What can those young people do here? They live with their parents until they are 35 or 40. We infantilise our children. My personality at the age of 19 had already been developed, I was very independent. At 19 I knew what I did not want. I did not need to know what I wanted. I still needed to mature to feel as a complete person. But still, at that time I awoke, I got up in the morning in a country where I knew there was a wide range of jobs for all of my vocations.

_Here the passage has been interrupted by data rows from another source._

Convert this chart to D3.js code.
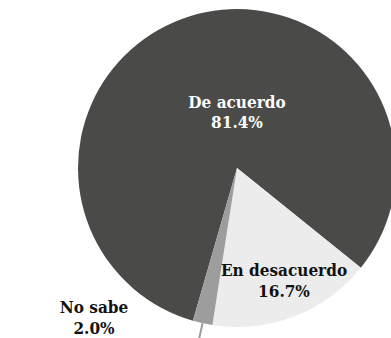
<!DOCTYPE html>
<html><head><meta charset="utf-8">
<script src="https://cdn.jsdelivr.net/npm/d3@7"></script>
<style>html,body{margin:0;padding:0;background:#fff;overflow:hidden}</style>
</head><body>
<svg id="c" width="391" height="338"></svg>
<script>
const categories = ["De acuerdo", "En desacuerdo", "No sabe"];
const values = [81.4, 16.7, 2.0];
const labels = ["81.4%", "16.7%", "2.0%"];
const colors = ["#4a4a49", "#ececec", "#9d9d9d"];
const textColors = ["#ffffff", "#111111", "#111111"];

const svg = d3.select("#c");
const cx = 237, cy = 168, R = 159;
const g = svg.append("g").attr("transform", `translate(${cx},${cy})`);

const startDeg = -163.9;
const pie = d3.pie().sort(null).value(d => d)
  .startAngle(startDeg * Math.PI / 180)
  .endAngle((startDeg + 360) * Math.PI / 180);
const arcs = pie(values);
const arc = d3.arc().innerRadius(0).outerRadius(R);

g.selectAll("path.slice").data(arcs).join("path")
  .attr("class", "slice")
  .attr("d", arc)
  .attr("fill", (d, i) => colors[i]);

// connector for small slice
const small = arcs[2];
const mid = (small.startAngle + small.endAngle) / 2;
g.append("line")
  .attr("x1", Math.sin(mid) * R).attr("y1", -Math.cos(mid) * R)
  .attr("x2", Math.sin(mid) * (R + 30)).attr("y2", -Math.cos(mid) * (R + 30))
  .attr("stroke", "#9d9d9d").attr("stroke-width", 2);

// label positions relative to centre
const labelPos = [[0, -60.5], [47, 108], [-143, 145]];
const font = "'DejaVu Serif Condensed', 'DejaVu Serif', serif";
categories.forEach((c, i) => {
  const t = g.append("text")
    .attr("text-anchor", "middle")
    .attr("font-family", font)
    .style("font-stretch", "condensed")
    .attr("font-size", 17)
    .attr("font-weight", "bold")
    .attr("fill", textColors[i])
    .attr("x", labelPos[i][0]).attr("y", labelPos[i][1]);
  t.append("tspan").attr("x", labelPos[i][0]).text(c);
  t.append("tspan").attr("x", labelPos[i][0]).attr("dy", 20.5).text(labels[i]);
});
</script>
</body></html>
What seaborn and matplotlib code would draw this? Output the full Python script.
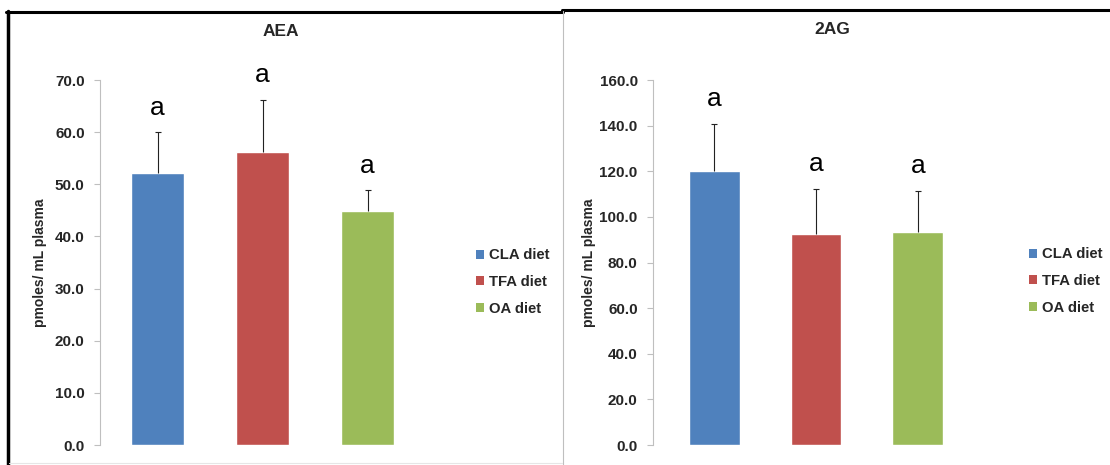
import matplotlib
matplotlib.use('Agg')
import matplotlib.pyplot as plt
from matplotlib.patches import Patch
from matplotlib.lines import Line2D
import seaborn as sns
import pandas as pd
import numpy as np

# diet groups and colours
diets = ['CLA diet', 'TFA diet', 'OA diet']
colors = ['#4F81BD', '#C0504D', '#9BBB59']

# AEA means and SD (upper error only)
aea_mean = [52.2, 56.2, 44.9]
aea_sd = [7.8, 10.0, 4.0]
aea_letters = ['a', 'a', 'a']

# 2AG means and SD
ag_mean = [120.2, 92.5, 93.4]
ag_sd = [20.6, 19.8, 18.0]
ag_letters = ['a', 'a', 'a']

sns.set_style('white')
plt.rcParams['font.family'] = ['Liberation Sans', 'DejaVu Sans']

fig = plt.figure(figsize=(11.1, 4.65), dpi=100)
W, H = 1110, 465


def fx(px):
    return px / W


def fy(py):
    return 1 - py / H


def draw_panel(ax, means, sds, letters, ymax, step, xlim, title, title_xy, leg_xy):
    df = pd.DataFrame({'diet': diets, 'value': means})
    sns.barplot(data=df, x='diet', y='value', hue='diet', palette=colors,
                width=0.5, legend=False, ax=ax, saturation=1)
    x = np.arange(len(diets))
    eb = ax.errorbar(x, means, yerr=[np.zeros(len(means)), sds], fmt='none',
                     ecolor='#222222', elinewidth=0.8, capsize=2.5, capthick=0.8)
    # only keep the upper cap
    eb[1][0].set_visible(False)
    for i in range(len(diets)):
        ax.annotate(letters[i], xy=(x[i], means[i] + sds[i]), xytext=(0, 9),
                    textcoords='offset points', ha='center', va='bottom',
                    fontsize=19, color='black')
    ax.set_xlim(*xlim)
    ax.set_ylim(0, ymax)
    ticks = np.arange(0, ymax + 0.1, step)
    ax.set_yticks(ticks)
    ax.set_yticklabels([f'{v:.1f}' for v in ticks], fontsize=11, fontweight='bold')
    ax.set_xticks([])
    ax.set_xlabel('')
    ax.set_ylabel('pmoles/ mL plasma', fontsize=10, fontweight='bold')
    for s in ['top', 'right', 'bottom']:
        ax.spines[s].set_visible(False)
    ax.spines['left'].set_color('#BFBFBF')
    ax.spines['left'].set_linewidth(0.8)
    ax.tick_params(axis='y', direction='out', length=4, width=0.8,
                   color='#BFBFBF', pad=7, left=True)
    handles = [Patch(facecolor=c, edgecolor='none') for c in colors]
    ax.legend(handles, diets, loc='center left',
              bbox_to_anchor=(fx(leg_xy[0]), fy(leg_xy[1])),
              bbox_transform=fig.transFigure, frameon=False,
              prop={'weight': 'bold', 'size': 10.7},
              handlelength=0.55, handleheight=0.55, handletextpad=0.35,
              labelspacing=0.85, borderaxespad=0, borderpad=0)
    fig.text(fx(title_xy[0]), fy(title_xy[1]), title, ha='center', va='center',
             fontsize=12.5, fontweight='bold')


ax1 = fig.add_axes([fx(100), fy(445), fx(320), 365 / H])
ax1.yaxis.set_label_coords(-0.166, 0.515)
draw_panel(ax1, aea_mean, aea_sd, aea_letters, 70, 10, (-0.55, 2.5),
           'AEA', (281, 31), (476, 282))

ax2 = fig.add_axes([fx(653), fy(445), fx(326), 365 / H])
ax2.yaxis.set_label_coords(-0.175, 0.515)
draw_panel(ax2, ag_mean, ag_sd, ag_letters, 160, 20, (-0.6, 2.6),
           '2AG', (832, 29), (1029, 281))

# panel frames
fig.add_artist(Line2D([fx(7.5), fx(7.5)], [fy(11), fy(465)], color='black', lw=2.5))
fig.add_artist(Line2D([fx(6), fx(563)], [fy(12), fy(12)], color='black', lw=2.2))
fig.add_artist(Line2D([fx(562), fx(1110)], [fy(10), fy(10)], color='black', lw=2.2))
fig.add_artist(Line2D([fx(563), fx(563)], [fy(11), fy(465)], color='#BFBFBF', lw=0.8))
fig.add_artist(Line2D([fx(9), fx(562)], [fy(463), fy(463)], color='#E6E6E6', lw=0.8))

fig.savefig('out.png', dpi=100)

I got a secondary commercial school diploma. I had set out to enroll in the general secondary school, but something intervened, it does not matter now. I attended and graduated from the secondary commercial school, for which I had no affinity, and here I mean mathematics and related rubbish. But even there I had been an A student, because I cannot bear failure. So, even though it was math, I still studied hard. But I had also known that, after that commercial school, I could find a job. And I turned down an amazing job. With the secondary commercial school diploma I turned town a job in a bank, which had been well paid even back then. Instead I chose far more unsettled field, literature, culture and everything that accompanies books, because a book in itself is an adventure. Books are a great adventure.

And this young generation lacks that kind of security. And everything goes on from there – they cannot have a place of their own, they cannot marry, which affects the birth rate… All that is a single chain and all is interlinked. And this is why the situation is difficult and I am very apprehensive about the future.

I am afraid because people are leaving. I am afraid who will stay.